My fear is that this is a quality we are losing. Slowly but surely, the most important lesson taught by sport is ceding ground. Defeat is met with bitterness, with recrimination, with bad-mouthing and, increasingly, particularly in football, the impugning of the judgment and integrity of the officials. We see anger, disputation, personal invective, bad-tempered press conferences, contempt for interviewers and, more generally, an attempt to blame everyone except oneself.


José Mourinho, arguably the most high-profile manager in the world, is at the forefront of this shift. He is a serial winner, and a fine tactical manager, but sets an egregious example. We do not know for sure what triggered a mass brawl after Manchester United’s defeat by Manchester City, but we do know that witnesses claim to have seen Mourinho entering the City dressing room to berate his opponents. We also know that he described a valid penalty decision by the referee as “an important mistake” and characterised City’s celebrations (who wouldn’t celebrate after a derby victory?) as evidence of a lack of “diversity” and “education”.

Such antics didn’t start with Mourinho. There have been bad losers since time began. But my sense is that we are reaching a tipping point where this kind of behaviour is no longer met with distaste, but with acceptance. I have read all too often that petulance in defeat shows that you care. That you have a competitive mindset. This could not be farther from the truth. The desire to win is measured by vigour and mettle, not by a willingness to impugn the referee or barrack one’s opponents. Losing ungraciously doesn’t reveal a winning mentality; it reveals crass juvenility. It also reveals a tendency, when scaled up to society, that is perilous. For a willingness to accept the outcome of a contest, even when you don’t like the result, is the cornerstone of the rule of law. It underpins free societies. It represents the essence of democracy, perhaps the most surprising and beautiful innovation in our species’ modern history. For how can power transfer peacefully from one party to another when the holder of that power refuses to accept the result of a fair contest?

And that is another nagging worry. The seminal value of defeat is that it provides a precious opportunity to learn. Blaming the umpire, the referee, the electorate, or whatever, makes it far less likely that one will look, squarely and honestly, at oneself. What can I do to improve? Could we have used better tactics against Manchester City? Should we revisit our transfer policy? Losing is not the end; on the contrary, it is the beginning of the inner dialogue upon which progress depends.
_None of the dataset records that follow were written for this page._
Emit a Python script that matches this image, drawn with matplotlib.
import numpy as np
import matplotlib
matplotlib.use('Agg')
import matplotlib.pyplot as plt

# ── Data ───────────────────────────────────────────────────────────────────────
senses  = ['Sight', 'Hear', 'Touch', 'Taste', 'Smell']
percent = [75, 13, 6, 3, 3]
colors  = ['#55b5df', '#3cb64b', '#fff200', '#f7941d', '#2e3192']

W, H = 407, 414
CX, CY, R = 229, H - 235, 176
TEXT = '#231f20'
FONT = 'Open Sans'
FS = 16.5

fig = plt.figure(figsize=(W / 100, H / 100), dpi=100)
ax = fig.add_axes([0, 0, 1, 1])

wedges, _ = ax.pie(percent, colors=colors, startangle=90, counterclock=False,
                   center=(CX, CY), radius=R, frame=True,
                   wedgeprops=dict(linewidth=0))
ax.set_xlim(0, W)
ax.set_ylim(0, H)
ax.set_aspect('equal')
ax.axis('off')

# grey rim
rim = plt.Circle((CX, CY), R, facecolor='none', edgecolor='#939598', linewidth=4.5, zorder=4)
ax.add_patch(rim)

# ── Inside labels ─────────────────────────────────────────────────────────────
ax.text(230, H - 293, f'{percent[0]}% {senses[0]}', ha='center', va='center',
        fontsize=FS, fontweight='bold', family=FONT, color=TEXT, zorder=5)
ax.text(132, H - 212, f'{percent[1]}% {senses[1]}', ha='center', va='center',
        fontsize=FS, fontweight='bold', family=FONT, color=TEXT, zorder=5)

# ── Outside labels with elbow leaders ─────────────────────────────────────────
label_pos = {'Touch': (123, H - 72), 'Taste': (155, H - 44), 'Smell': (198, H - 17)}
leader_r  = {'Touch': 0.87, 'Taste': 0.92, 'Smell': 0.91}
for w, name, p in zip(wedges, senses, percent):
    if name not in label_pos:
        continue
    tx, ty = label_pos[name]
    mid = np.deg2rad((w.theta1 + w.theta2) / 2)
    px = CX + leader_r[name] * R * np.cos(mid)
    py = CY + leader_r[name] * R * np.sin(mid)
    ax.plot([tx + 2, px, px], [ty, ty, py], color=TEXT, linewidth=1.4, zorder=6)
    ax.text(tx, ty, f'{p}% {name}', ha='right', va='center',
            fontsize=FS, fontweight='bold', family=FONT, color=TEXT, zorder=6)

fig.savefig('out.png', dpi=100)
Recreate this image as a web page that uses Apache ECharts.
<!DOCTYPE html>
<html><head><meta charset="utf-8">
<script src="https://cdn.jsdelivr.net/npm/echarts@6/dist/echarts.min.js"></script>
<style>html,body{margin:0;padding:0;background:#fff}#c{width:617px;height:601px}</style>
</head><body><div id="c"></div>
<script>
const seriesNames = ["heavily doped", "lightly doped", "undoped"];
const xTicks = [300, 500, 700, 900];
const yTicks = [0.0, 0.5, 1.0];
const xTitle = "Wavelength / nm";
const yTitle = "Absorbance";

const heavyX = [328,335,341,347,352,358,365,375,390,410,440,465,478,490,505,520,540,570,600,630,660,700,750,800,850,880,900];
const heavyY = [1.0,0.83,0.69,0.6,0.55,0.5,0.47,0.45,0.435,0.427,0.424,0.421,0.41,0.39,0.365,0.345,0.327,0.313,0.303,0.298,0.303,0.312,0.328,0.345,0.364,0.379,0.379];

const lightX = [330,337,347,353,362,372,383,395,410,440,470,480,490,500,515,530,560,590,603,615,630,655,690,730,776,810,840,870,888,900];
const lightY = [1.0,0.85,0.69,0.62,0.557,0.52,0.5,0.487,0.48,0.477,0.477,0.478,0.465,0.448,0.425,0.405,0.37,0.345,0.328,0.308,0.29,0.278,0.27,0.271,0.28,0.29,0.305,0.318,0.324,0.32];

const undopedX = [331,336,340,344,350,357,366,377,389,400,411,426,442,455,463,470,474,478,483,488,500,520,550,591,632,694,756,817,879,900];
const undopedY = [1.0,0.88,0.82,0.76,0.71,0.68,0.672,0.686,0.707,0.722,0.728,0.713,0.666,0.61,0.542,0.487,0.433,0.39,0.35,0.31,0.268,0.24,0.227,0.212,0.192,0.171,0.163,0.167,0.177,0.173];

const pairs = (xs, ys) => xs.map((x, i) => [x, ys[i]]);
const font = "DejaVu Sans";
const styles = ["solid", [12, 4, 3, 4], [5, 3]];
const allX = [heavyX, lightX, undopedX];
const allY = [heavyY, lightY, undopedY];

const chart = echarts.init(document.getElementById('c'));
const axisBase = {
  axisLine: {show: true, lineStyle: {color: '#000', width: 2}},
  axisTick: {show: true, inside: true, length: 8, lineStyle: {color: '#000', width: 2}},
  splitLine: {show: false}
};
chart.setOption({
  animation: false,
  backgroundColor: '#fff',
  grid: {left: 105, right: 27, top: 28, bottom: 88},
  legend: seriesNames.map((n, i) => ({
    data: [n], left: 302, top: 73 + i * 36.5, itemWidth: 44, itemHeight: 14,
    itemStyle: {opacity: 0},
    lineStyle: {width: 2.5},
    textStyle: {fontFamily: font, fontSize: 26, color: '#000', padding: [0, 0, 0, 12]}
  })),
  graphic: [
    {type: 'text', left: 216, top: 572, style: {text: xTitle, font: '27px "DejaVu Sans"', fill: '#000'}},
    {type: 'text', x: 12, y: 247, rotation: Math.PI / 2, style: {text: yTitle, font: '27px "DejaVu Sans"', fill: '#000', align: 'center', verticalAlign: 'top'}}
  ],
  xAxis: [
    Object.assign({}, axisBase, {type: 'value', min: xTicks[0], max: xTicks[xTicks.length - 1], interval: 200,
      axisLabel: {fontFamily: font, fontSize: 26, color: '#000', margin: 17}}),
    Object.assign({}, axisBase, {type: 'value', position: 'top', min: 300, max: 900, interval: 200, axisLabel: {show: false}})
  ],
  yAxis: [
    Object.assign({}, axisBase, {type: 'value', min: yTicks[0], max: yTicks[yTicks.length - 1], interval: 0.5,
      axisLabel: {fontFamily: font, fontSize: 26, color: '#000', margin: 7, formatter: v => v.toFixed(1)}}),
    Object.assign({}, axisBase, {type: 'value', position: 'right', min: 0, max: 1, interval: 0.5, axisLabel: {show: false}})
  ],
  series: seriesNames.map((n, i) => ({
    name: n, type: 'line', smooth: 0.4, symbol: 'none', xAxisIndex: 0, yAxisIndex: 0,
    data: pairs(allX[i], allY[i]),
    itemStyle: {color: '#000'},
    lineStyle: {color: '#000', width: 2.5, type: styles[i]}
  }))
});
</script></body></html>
Some will brush Mourinho’s antics aside as a strategic attempt to deflect criticism from his team’s poor display, but it represents a deeper pathology. A critical mass of football managers, not to mention other sporting figures, greets defeat not with the class of Nadal but with the crassness of a spoilt child. So prevalent has it become that we are increasingly inured to the dangers. To lose is not to disgrace oneself. To lose is to live. We all fail, we all fall short. The real disgrace is not to lose; it is to lose ungraciously.